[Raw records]
** Begin **

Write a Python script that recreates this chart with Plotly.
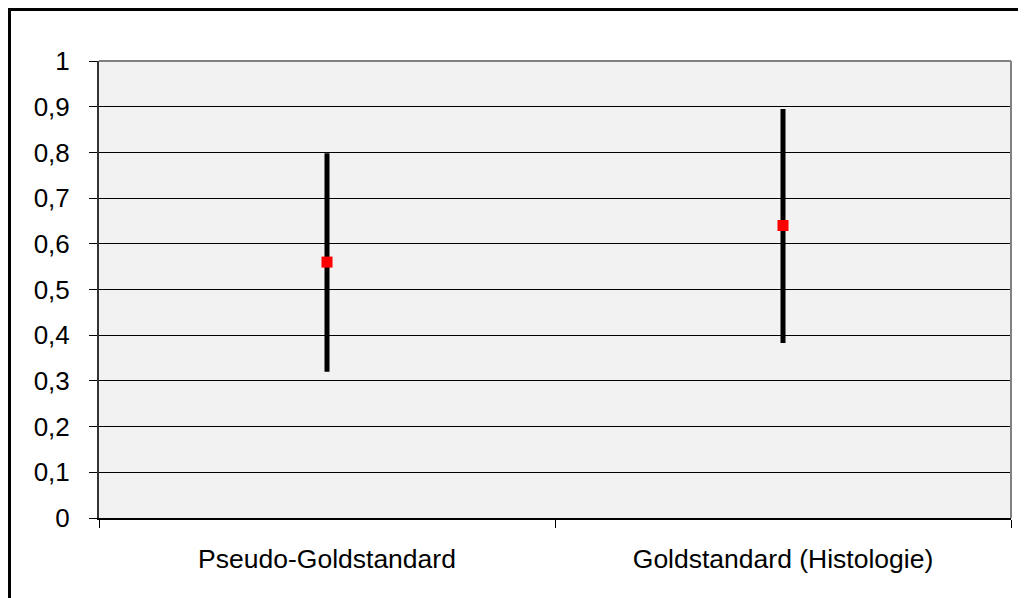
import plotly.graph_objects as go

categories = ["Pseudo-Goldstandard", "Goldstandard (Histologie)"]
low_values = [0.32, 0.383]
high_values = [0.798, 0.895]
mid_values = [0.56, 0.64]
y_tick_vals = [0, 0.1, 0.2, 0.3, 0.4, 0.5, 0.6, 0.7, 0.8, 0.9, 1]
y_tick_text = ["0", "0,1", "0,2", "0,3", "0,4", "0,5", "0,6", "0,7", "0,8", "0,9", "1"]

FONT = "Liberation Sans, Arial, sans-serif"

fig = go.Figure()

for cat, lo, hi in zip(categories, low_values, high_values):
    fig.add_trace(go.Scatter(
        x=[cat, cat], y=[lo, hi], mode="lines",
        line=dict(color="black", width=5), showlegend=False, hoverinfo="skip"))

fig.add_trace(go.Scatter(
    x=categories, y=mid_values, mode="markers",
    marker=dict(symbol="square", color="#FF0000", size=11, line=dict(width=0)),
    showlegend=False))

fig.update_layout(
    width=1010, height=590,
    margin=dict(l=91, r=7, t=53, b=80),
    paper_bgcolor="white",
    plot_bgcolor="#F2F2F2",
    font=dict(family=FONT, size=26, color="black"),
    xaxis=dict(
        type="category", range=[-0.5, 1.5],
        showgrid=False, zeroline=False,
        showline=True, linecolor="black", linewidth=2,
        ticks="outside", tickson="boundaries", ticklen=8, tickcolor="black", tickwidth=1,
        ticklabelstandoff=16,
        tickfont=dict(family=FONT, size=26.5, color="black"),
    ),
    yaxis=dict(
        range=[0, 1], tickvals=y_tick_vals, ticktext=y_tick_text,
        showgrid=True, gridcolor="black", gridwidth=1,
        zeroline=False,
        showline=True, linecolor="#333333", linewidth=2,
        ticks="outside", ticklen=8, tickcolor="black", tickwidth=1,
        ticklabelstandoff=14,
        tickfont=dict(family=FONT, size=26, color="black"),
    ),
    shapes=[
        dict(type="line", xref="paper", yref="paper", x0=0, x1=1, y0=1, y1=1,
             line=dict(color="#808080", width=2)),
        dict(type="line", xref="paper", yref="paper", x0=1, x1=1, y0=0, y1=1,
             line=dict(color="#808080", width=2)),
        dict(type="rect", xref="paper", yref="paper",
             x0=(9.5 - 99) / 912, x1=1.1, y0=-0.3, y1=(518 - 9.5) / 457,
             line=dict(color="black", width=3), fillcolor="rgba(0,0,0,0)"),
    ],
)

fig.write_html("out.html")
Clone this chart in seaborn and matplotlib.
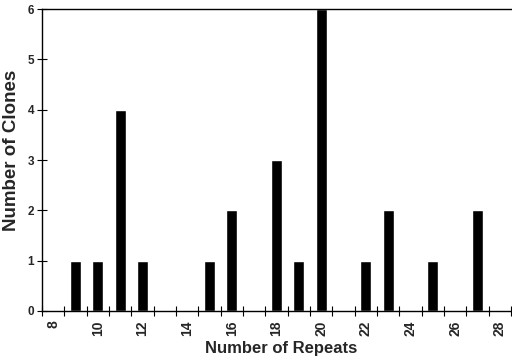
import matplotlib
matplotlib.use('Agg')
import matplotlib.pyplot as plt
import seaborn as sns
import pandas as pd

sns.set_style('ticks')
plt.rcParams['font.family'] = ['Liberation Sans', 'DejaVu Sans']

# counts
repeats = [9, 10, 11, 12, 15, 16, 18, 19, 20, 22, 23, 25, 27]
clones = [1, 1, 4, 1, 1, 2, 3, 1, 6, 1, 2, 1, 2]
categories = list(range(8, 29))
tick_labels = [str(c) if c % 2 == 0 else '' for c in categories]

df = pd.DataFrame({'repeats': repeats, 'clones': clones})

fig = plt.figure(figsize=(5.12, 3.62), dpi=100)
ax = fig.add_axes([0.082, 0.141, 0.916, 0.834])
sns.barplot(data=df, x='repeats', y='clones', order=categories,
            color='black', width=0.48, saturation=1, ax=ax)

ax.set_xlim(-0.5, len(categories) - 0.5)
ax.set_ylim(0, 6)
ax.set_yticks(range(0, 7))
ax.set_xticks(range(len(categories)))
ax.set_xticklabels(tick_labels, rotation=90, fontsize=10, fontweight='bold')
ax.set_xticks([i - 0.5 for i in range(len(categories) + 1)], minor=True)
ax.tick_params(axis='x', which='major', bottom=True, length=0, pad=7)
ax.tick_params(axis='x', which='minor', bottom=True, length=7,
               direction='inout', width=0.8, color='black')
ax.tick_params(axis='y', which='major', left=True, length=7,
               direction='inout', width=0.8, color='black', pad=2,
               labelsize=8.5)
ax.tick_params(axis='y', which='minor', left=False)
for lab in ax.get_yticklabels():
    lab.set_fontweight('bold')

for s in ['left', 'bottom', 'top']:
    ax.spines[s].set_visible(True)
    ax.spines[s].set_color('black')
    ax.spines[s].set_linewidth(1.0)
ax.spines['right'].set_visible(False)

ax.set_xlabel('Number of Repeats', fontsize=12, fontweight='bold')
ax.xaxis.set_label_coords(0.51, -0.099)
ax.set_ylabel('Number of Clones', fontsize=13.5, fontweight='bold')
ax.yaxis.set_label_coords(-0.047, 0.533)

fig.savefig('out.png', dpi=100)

** End **

Print the line above containing "Clone this chart in seaborn and matplotlib.", the line containing "color='black', width=0.48, saturation=1, ax=ax)", and everything between them, exactly as written. Pictures stay out.

▸ **Worked answer**
Clone this chart in seaborn and matplotlib.
import matplotlib
matplotlib.use('Agg')
import matplotlib.pyplot as plt
import seaborn as sns
import pandas as pd

sns.set_style('ticks')
plt.rcParams['font.family'] = ['Liberation Sans', 'DejaVu Sans']

# counts
repeats = [9, 10, 11, 12, 15, 16, 18, 19, 20, 22, 23, 25, 27]
clones = [1, 1, 4, 1, 1, 2, 3, 1, 6, 1, 2, 1, 2]
categories = list(range(8, 29))
tick_labels = [str(c) if c % 2 == 0 else '' for c in categories]

df = pd.DataFrame({'repeats': repeats, 'clones': clones})

fig = plt.figure(figsize=(5.12, 3.62), dpi=100)
ax = fig.add_axes([0.082, 0.141, 0.916, 0.834])
sns.barplot(data=df, x='repeats', y='clones', order=categories,
            color='black', width=0.48, saturation=1, ax=ax)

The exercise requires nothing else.